Short problem: Quote the listing below in its entirety, omitting every image.
— Start of Dataset extract —
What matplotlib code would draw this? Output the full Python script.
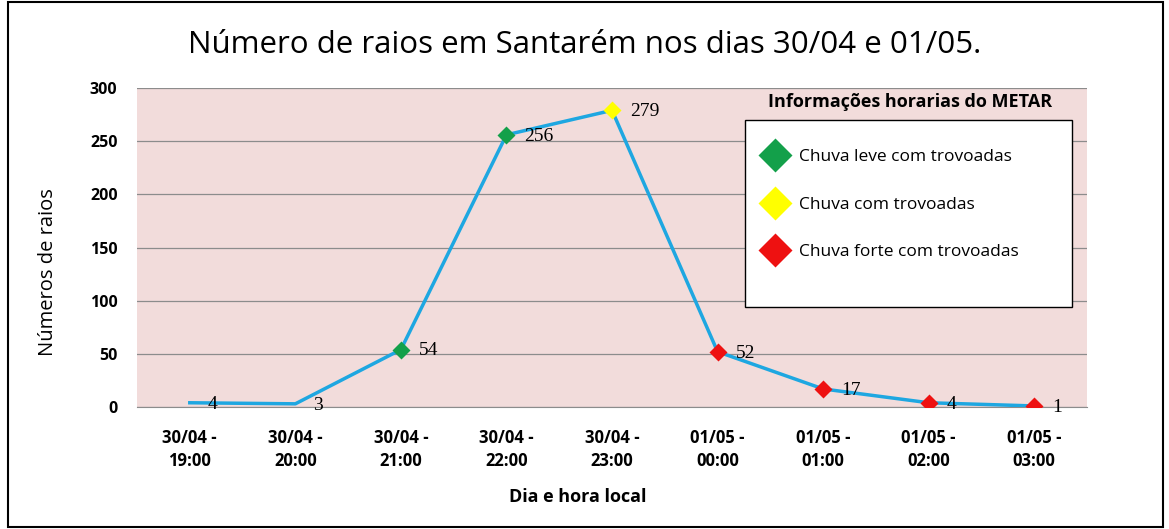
import matplotlib.pyplot as plt
from matplotlib.lines import Line2D
from matplotlib.patches import Rectangle

# data
categories = ['30/04 -\n19:00', '30/04 -\n20:00', '30/04 -\n21:00', '30/04 -\n22:00',
              '30/04 -\n23:00', '01/05 -\n00:00', '01/05 -\n01:00', '01/05 -\n02:00',
              '01/05 -\n03:00']
raios = [4, 3, 54, 256, 279, 52, 17, 4, 1]
# METAR condition per hour (None = no report marker)
metar = [None, None, 'leve', 'leve', 'normal', 'forte', 'forte', 'forte', 'forte']

metar_colors = {'leve': '#13a04a', 'normal': '#ffff00', 'forte': '#ee1111'}
metar_labels = {'leve': 'Chuva leve com trovoadas',
                'normal': 'Chuva com trovoadas',
                'forte': 'Chuva forte com trovoadas'}

font = 'Open Sans'

fig = plt.figure(figsize=(11.69, 5.29), dpi=100)
ax = fig.add_axes([0.1172, 0.2306, 0.8127, 0.603])
ax.set_facecolor('#f2dcdb')

x = list(range(len(categories)))
ax.plot(x, raios, color='#1ea7e1', lw=2.5, zorder=3)
for xi, yi, m in zip(x, raios, metar):
    if m is not None:
        ax.plot(xi, yi, marker='D', ms=9, color=metar_colors[m], mec='none', zorder=4)
    ax.annotate(str(yi), (xi, yi), xytext=(13, -1), textcoords='offset points',
                ha='left', va='center', fontsize=14, family='Liberation Serif', zorder=5)

ax.set_xlim(-0.5, len(categories) - 0.5)
ax.set_ylim(0, 300)
ax.set_yticks(range(0, 301, 50))
ax.set_xticks(x)
ax.set_xticklabels(categories, fontsize=12, fontweight='bold', family=font, linespacing=1.35)
for lbl in ax.get_yticklabels():
    lbl.set_fontsize(11.5)
    lbl.set_fontweight('bold')
    lbl.set_family(font)
ax.grid(axis='y', color='#8c8c8c', lw=0.9)
ax.set_axisbelow(True)
ax.tick_params(axis='x', length=0, pad=16)
ax.tick_params(axis='y', length=0, pad=14)
for s in ['top', 'right', 'left']:
    ax.spines[s].set_visible(False)
ax.spines['bottom'].set_color('#8c8c8c')

ax.set_xlabel('Dia e hora local', fontsize=13, fontweight='bold', family=font)
ax.xaxis.set_label_coords(0.464, -0.255)
ax.set_ylabel('Números de raios', fontsize=14.5, family=font)
ax.yaxis.set_label_coords(-0.083, 0.423)
fig.text(0.5, 0.915, 'Número de raios em Santarém nos dias 30/04 e 01/05.',
         ha='center', va='center', fontsize=22.5, family=font)

# legend box drawn by hand, legend entries placed inside without frame
ax.add_patch(Rectangle((0.64, 0.313), 0.344, 0.587, transform=ax.transAxes,
                       facecolor='white', edgecolor='black', lw=1.0, zorder=6))
handles = [Line2D([], [], marker='D', ls='none', ms=17, color=metar_colors[k], mec='none')
           for k in ['leve', 'normal', 'forte']]
leg = ax.legend(handles, [metar_labels[k] for k in ['leve', 'normal', 'forte']],
                loc='upper left', bbox_to_anchor=(0.635, 0.89), frameon=False,
                prop={'family': font, 'size': 12.5}, labelspacing=1.8,
                borderpad=1.5, handlelength=1.0, handletextpad=0.9, borderaxespad=0)
leg.set_zorder(7)
ax.text(0.814, 0.955, 'Informações horarias do METAR', transform=ax.transAxes,
        ha='center', va='center', fontsize=13, fontweight='bold', family=font)

fig.patches.append(Rectangle((0.007, 0.004), 0.988, 0.992, transform=fig.transFigure,
                             fill=False, edgecolor='black', lw=1.5))

fig.savefig('out.png', dpi=100)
— End of Dataset extract —
Correct answer:
What matplotlib code would draw this? Output the full Python script.
import matplotlib.pyplot as plt
from matplotlib.lines import Line2D
from matplotlib.patches import Rectangle

# data
categories = ['30/04 -\n19:00', '30/04 -\n20:00', '30/04 -\n21:00', '30/04 -\n22:00',
              '30/04 -\n23:00', '01/05 -\n00:00', '01/05 -\n01:00', '01/05 -\n02:00',
              '01/05 -\n03:00']
raios = [4, 3, 54, 256, 279, 52, 17, 4, 1]
# METAR condition per hour (None = no report marker)
metar = [None, None, 'leve', 'leve', 'normal', 'forte', 'forte', 'forte', 'forte']

metar_colors = {'leve': '#13a04a', 'normal': '#ffff00', 'forte': '#ee1111'}
metar_labels = {'leve': 'Chuva leve com trovoadas',
                'normal': 'Chuva com trovoadas',
                'forte': 'Chuva forte com trovoadas'}

font = 'Open Sans'

fig = plt.figure(figsize=(11.69, 5.29), dpi=100)
ax = fig.add_axes([0.1172, 0.2306, 0.8127, 0.603])
ax.set_facecolor('#f2dcdb')

x = list(range(len(categories)))
ax.plot(x, raios, color='#1ea7e1', lw=2.5, zorder=3)
for xi, yi, m in zip(x, raios, metar):
    if m is not None:
        ax.plot(xi, yi, marker='D', ms=9, color=metar_colors[m], mec='none', zorder=4)
    ax.annotate(str(yi), (xi, yi), xytext=(13, -1), textcoords='offset points',
                ha='left', va='center', fontsize=14, family='Liberation Serif', zorder=5)

ax.set_xlim(-0.5, len(categories) - 0.5)
ax.set_ylim(0, 300)
ax.set_yticks(range(0, 301, 50))
ax.set_xticks(x)
ax.set_xticklabels(categories, fontsize=12, fontweight='bold', family=font, linespacing=1.35)
for lbl in ax.get_yticklabels():
    lbl.set_fontsize(11.5)
    lbl.set_fontweight('bold')
    lbl.set_family(font)
ax.grid(axis='y', color='#8c8c8c', lw=0.9)
ax.set_axisbelow(True)
ax.tick_params(axis='x', length=0, pad=16)
ax.tick_params(axis='y', length=0, pad=14)
for s in ['top', 'right', 'left']:
    ax.spines[s].set_visible(False)
ax.spines['bottom'].set_color('#8c8c8c')

ax.set_xlabel('Dia e hora local', fontsize=13, fontweight='bold', family=font)
ax.xaxis.set_label_coords(0.464, -0.255)
ax.set_ylabel('Números de raios', fontsize=14.5, family=font)
ax.yaxis.set_label_coords(-0.083, 0.423)
fig.text(0.5, 0.915, 'Número de raios em Santarém nos dias 30/04 e 01/05.',
         ha='center', va='center', fontsize=22.5, family=font)

# legend box drawn by hand, legend entries placed inside without frame
ax.add_patch(Rectangle((0.64, 0.313), 0.344, 0.587, transform=ax.transAxes,
                       facecolor='white', edgecolor='black', lw=1.0, zorder=6))
handles = [Line2D([], [], marker='D', ls='none', ms=17, color=metar_colors[k], mec='none')
           for k in ['leve', 'normal', 'forte']]
leg = ax.legend(handles, [metar_labels[k] for k in ['leve', 'normal', 'forte']],
                loc='upper left', bbox_to_anchor=(0.635, 0.89), frameon=False,
                prop={'family': font, 'size': 12.5}, labelspacing=1.8,
                borderpad=1.5, handlelength=1.0, handletextpad=0.9, borderaxespad=0)
leg.set_zorder(7)
ax.text(0.814, 0.955, 'Informações horarias do METAR', transform=ax.transAxes,
        ha='center', va='center', fontsize=13, fontweight='bold', family=font)

fig.patches.append(Rectangle((0.007, 0.004), 0.988, 0.992, transform=fig.transFigure,
                             fill=False, edgecolor='black', lw=1.5))

fig.savefig('out.png', dpi=100)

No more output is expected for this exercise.